Dear Enemy - Page 12/139

I am just beginning to pick out individual faces among the children.

It seemed at first as though I could never learn them, they looked so

hopelessly cut out of one pattern, with those unspeakably ugly uniforms.

Now please don't write back that you want the children put into new

clothes immediately. I know you do; you've already told me five times.

In about a month I shall be ready to consider the question, but just now

their insides are more important than their outsides.

There is no doubt about it--orphans in the mass do not appeal to me. I

am beginning to be afraid that this famous mother instinct which we hear

so much about was left out of my character. Children as children are

dirty, spitty little things, and their noses all need wiping. Here

and there I pick out a naughty, mischievous little one that awakens a

flicker of interest; but for the most part they are just a composite

blur of white face and blue check.

With one exception, though. Sadie Kate Kilcoyne emerged from the mass

the first day, and bids fair to stay out for all time. She is my special

little errand girl, and she furnishes me with all my daily amusement.

No piece of mischief has been launched in this institution for the last

eight years that did not originate in her abnormal brain.
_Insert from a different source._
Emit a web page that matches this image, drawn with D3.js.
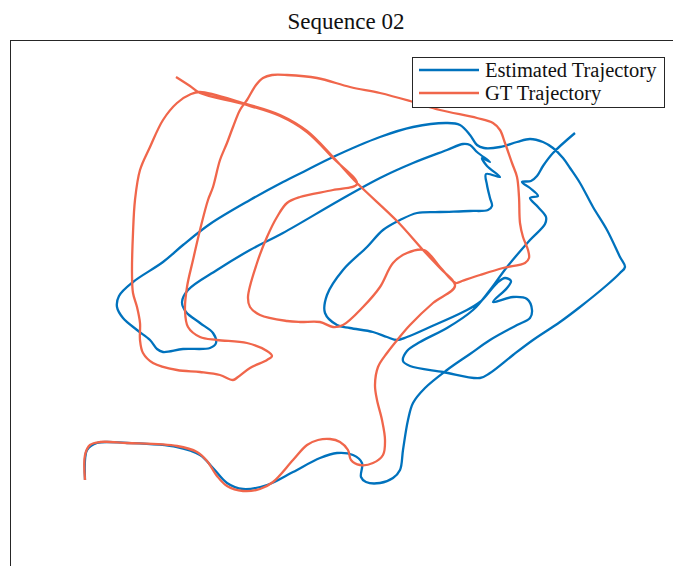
<!DOCTYPE html>
<html>
<head>
<meta charset="utf-8">
<script src="https://cdn.jsdelivr.net/npm/d3@7"></script>
<style>
  body { margin: 0; background: #fff; }
  svg { display: block; }
</style>
</head>
<body>
<div id="chart"></div>
<script>
// trajectory positions in metres (origin = start pose)
var estX = [0, 0, 0.2, 1.2, 4.2, 9.2, 11.5, 12.8, 14.2, 15.8, 18.2, 20.8, 23.5, 25.2, 26.8, 27.7, 27.6, 28.1, 29.5, 30.8,
  31.5, 31.8, 32.3, 32.8, 34.0, 36.2, 38.5, 40.5, 43.2, 44.5, 44.7, 44.2, 42.8, 40.8, 42.2, 42.6, 42.0, 41.2, 39.5, 37.8,
  34.5, 32.2, 31.2, 30.2, 28.8, 26.5, 25.2, 24.0, 24.2, 25.8, 28.2, 29.8, 31.5, 33.2, 35.5, 38.5, 40.3, 40.7, 40.5, 40.2,
  40.1, 41.5, 40.2, 39.7, 40.5, 39.2, 38.5, 37.8, 36.2, 32.8, 29.5, 25.5, 19.8, 16.5, 13.2, 10.3, 9.7, 10.1, 11.5, 12.8,
  13.1, 12.5, 9.8, 7.8, 7.2, 6.5, 5.2, 3.8, 3.2, 3.4, 4.8, 7.8, 9.8, 12.5, 16.5, 19.8, 22.2, 24.8, 29.5, 32.8,
  36.2, 37.5, 38.5, 39.2, 39.9, 41.5, 43.2, 44.5, 45.8, 46.8, 47.8, 48.5, 49.5, 50.8, 52.2, 53.5, 54.0, 53.5, 52.2, 49.5,
  47.5, 44.8, 42.8, 40.5, 39.5, 35.8, 32.5, 31.8, 32.2, 33.5, 36.2, 38.8, 40.5, 42.2, 44.5, 46.0, 46.1, 45.3, 44.5, 45.3,
  44.5, 43.7, 44.6, 45.2, 45.8, 46.8, 49.0];
var estY = [0, 2.0, 3.0, 3.7, 3.7, 3.3, 2.5, 1.2, -0.3, -0.9, -0.5, 0.8, 2.2, 2.7, 2.5, 1.7, 0.3, -0.2, -0.3, 0.2,
  1.0, 3.0, 6.0, 7.7, 9.2, 11.0, 12.6, 14.0, 15.5, 16.2, 17.0, 18.1, 18.3, 17.8, 19.2, 19.9, 20.2, 19.7, 17.8, 16.8,
  15.3, 14.3, 14.0, 14.3, 14.8, 15.2, 15.5, 16.7, 18.5, 21.0, 23.3, 25.0, 26.0, 26.7, 26.8, 26.9, 27.0, 27.4, 28.2, 29.5,
  30.6, 30.3, 31.4, 32.2, 31.8, 32.8, 33.5, 33.6, 33.0, 31.7, 30.2, 28.0, 24.7, 23.0, 21.0, 19.0, 17.8, 16.8, 15.7, 14.7,
  13.7, 13.2, 13.1, 12.8, 13.1, 14.0, 15.0, 16.2, 17.3, 18.4, 19.8, 21.8, 23.5, 25.6, 28.0, 29.8, 31.0, 32.3, 34.3, 35.3,
  35.7, 35.5, 34.5, 33.5, 33.2, 33.3, 33.8, 34.1, 33.8, 33.2, 32.2, 31.2, 29.7, 27.3, 25.0, 22.3, 21.3, 20.7, 19.5, 17.3,
  15.8, 14.0, 12.5, 10.7, 10.2, 10.8, 11.4, 11.9, 12.9, 13.8, 15.2, 17.0, 19.0, 21.3, 24.0, 25.6, 26.3, 27.3, 28.2, 28.4,
  29.2, 29.8, 29.9, 30.4, 31.4, 32.7, 34.7];

var gtX = [0, 0, 0.5, 1.5, 4.2, 9.2, 11.2, 12.2, 13.2, 14.2, 15.8, 17.5, 18.8, 20.8, 22.2, 23.3, 24.5, 25.5, 26.3, 26.6,
  27.5, 28.8, 29.8, 30.0, 29.7, 29.2, 29.0, 29.3, 30.2, 31.3, 32.5, 34.8, 37.0, 35.5, 33.8, 31.2, 27.2, 24.8, 22.2, 19.5,
  15.8, 11.5, 10.6, 9.2, 7.8, 6.5, 5.5, 5.0, 4.8, 4.7, 4.8, 5.2, 5.5, 5.5, 5.8, 6.8, 9.2, 11.5, 13.5, 14.8,
  15.3, 16.5, 18.2, 18.7, 18.2, 16.2, 13.2, 11.5, 10.3, 10.0, 10.2, 10.8, 11.5, 12.3, 12.8, 13.5, 14.2, 14.8, 15.5, 16.2,
  17.1, 17.8, 18.7, 20.2, 23.2, 26.5, 29.5, 32.5, 35.5, 39.2, 40.8, 41.5, 42.0, 42.7, 43.2, 43.4, 43.5, 43.8, 44.3, 44.4,
  44.0, 41.8, 39.5, 37.7, 37.1, 35.5, 33.9, 32.2, 30.8, 29.5, 27.8, 25.8, 24.8, 23.5, 21.5, 20.2, 17.5, 16.5, 16.3, 17.2,
  18.2, 19.2, 20.2, 21.5, 24.8, 27.2, 24.8, 22.2, 19.5, 15.8, 11.5, 10.5, 9.1];
var gtY = [0, 2.5, 3.5, 3.8, 3.7, 3.4, 2.8, 1.9, 0.4, -0.6, -1.1, -0.9, -0.2, 2.0, 3.5, 4.0, 4.1, 3.8, 3.0, 2.0,
  1.5, 1.7, 2.5, 4.0, 6.0, 8.0, 9.5, 11.3, 12.7, 14.1, 15.5, 17.7, 19.4, 21.2, 23.0, 25.9, 29.7, 32.3, 34.9, 36.5,
  37.7, 38.8, 38.6, 37.7, 36.0, 33.3, 31.0, 28.0, 24.7, 20.7, 18.7, 17.3, 15.7, 14.0, 12.7, 11.7, 11.0, 10.8, 10.5, 10.0,
  10.3, 11.2, 12.0, 12.4, 12.9, 13.7, 14.0, 14.3, 15.3, 17.0, 19.3, 22.0, 25.0, 28.0, 29.3, 32.0, 33.7, 35.3, 37.0, 38.0,
  39.5, 40.2, 40.5, 40.5, 40.2, 39.3, 38.7, 37.9, 37.0, 36.2, 35.7, 35.0, 33.7, 31.7, 30.3, 28.3, 25.7, 24.3, 23.0, 22.2,
  21.7, 21.2, 20.5, 19.9, 19.7, 21.3, 23.0, 22.7, 21.7, 19.3, 17.3, 15.5, 15.3, 15.8, 15.8, 15.9, 16.5, 17.3, 18.3, 21.7,
  24.3, 26.3, 27.7, 28.3, 29.0, 29.6, 32.2, 34.8, 36.4, 37.6, 38.7, 39.4, 40.3];

var seriesNames = ["Estimated Trajectory", "GT Trajectory"];
var seriesColors = ["#0072BD", "#F0664B"];
var titleText = "Sequence 02";

var W = 673, H = 566;
var margin = {left: 10, top: 40};

var svg = d3.select("#chart").append("svg")
  .attr("width", W)
  .attr("height", H);

var x = d3.scaleLinear().domain([-7.5, 58.8]).range([margin.left, W]);
var y = d3.scaleLinear().domain([-8.6, 44]).range([H, margin.top]);

// axes box (only the left and top edges fall inside the window)
svg.append("line")
  .attr("x1", x.range()[0]).attr("x2", x.range()[1])
  .attr("y1", y.range()[1] + 0.5).attr("y2", y.range()[1] + 0.5)
  .style("stroke", "#262626").style("stroke-width", "1px");
svg.append("line")
  .attr("x1", x.range()[0] + 0.5).attr("x2", x.range()[0] + 0.5)
  .attr("y1", y.range()[1]).attr("y2", y.range()[0])
  .style("stroke", "#262626").style("stroke-width", "1px");

var line = d3.line()
  .x(function(d){ return x(d[0]); })
  .y(function(d){ return y(d[1]); })
  .curve(d3.curveCatmullRom.alpha(0.5));

var series = [d3.zip(estX, estY), d3.zip(gtX, gtY)];

svg.selectAll(".traj")
  .data(series)
  .enter()
  .append("path")
  .attr("class", "traj")
  .attr("d", line)
  .style("fill", "none")
  .style("stroke", function(d, i){ return seriesColors[i]; })
  .style("stroke-width", "2.3px")
  .style("stroke-linejoin", "round");

// title
svg.append("text")
  .attr("x", 346)
  .attr("y", 29)
  .attr("text-anchor", "middle")
  .style("font-family", "'Liberation Serif', serif")
  .style("font-size", "23px")
  .style("fill", "#111")
  .text(titleText);

// legend
var lg = svg.append("g").attr("transform", "translate(412,57)");
lg.append("rect")
  .attr("x", 0.5).attr("y", 0.5)
  .attr("width", 252).attr("height", 50)
  .style("fill", "#fff")
  .style("stroke", "#262626")
  .style("stroke-width", "1px");

var items = lg.selectAll(".item")
  .data(seriesNames)
  .enter()
  .append("g")
  .attr("class", "item")
  .attr("transform", function(d, i){ return "translate(0," + (13 + i * 23) + ")"; });

items.append("line")
  .attr("x1", 7).attr("x2", 67)
  .style("stroke", function(d, i){ return seriesColors[i]; })
  .style("stroke-width", "2.3px");

items.append("text")
  .attr("x", 73)
  .attr("dy", "0.35em")
  .style("font-family", "'Liberation Serif', serif")
  .style("font-size", "20.5px")
  .style("fill", "#111")
  .text(function(d){ return d; });
</script>
</body>
</html>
This young

person has, to me, a most unusual history, though I understand it's

common enough in foundling circles. She was discovered eleven years

ago on the bottom step of a Thirty-ninth Street house, asleep in a

pasteboard box labeled, "Altman & Co."

"Sadie Kate Kilcoyne, aged five weeks. Be kind to her," was neatly

printed on the cover.

The policeman who picked her up took her to Bellevue where the

foundlings are pronounced, in the order of their arrival, "Catholic,

Protestant, Catholic, Protestant," with perfect impartiality. Our Sadie

Kate, despite her name and blue Irish eyes, was made a Protestant. And

here she is growing Irisher and Irisher every day, but, true to her

christening, protesting loudly against every detail of life.

Her two little black braids point in opposite directions; her little

monkey face is all screwed up with mischief; she is as active as a

terrier, and you have to keep her busy every moment. Her record of

badnesses occupies pages in the Doomsday Book. The last item reads:

"For stumping Maggie Geer to get a doorknob into her mouth--punishment,

the afternoon spent in bed, and crackers for supper."

It seems that Maggie Geer, fitted with a mouth of unusual stretching

capacity, got the doorknob in, but couldn't get it out. The doctor

was called, and cannily solved the problem with a buttered shoe-horn.

"Muckle-mouthed Meg," he has dubbed the patient ever since.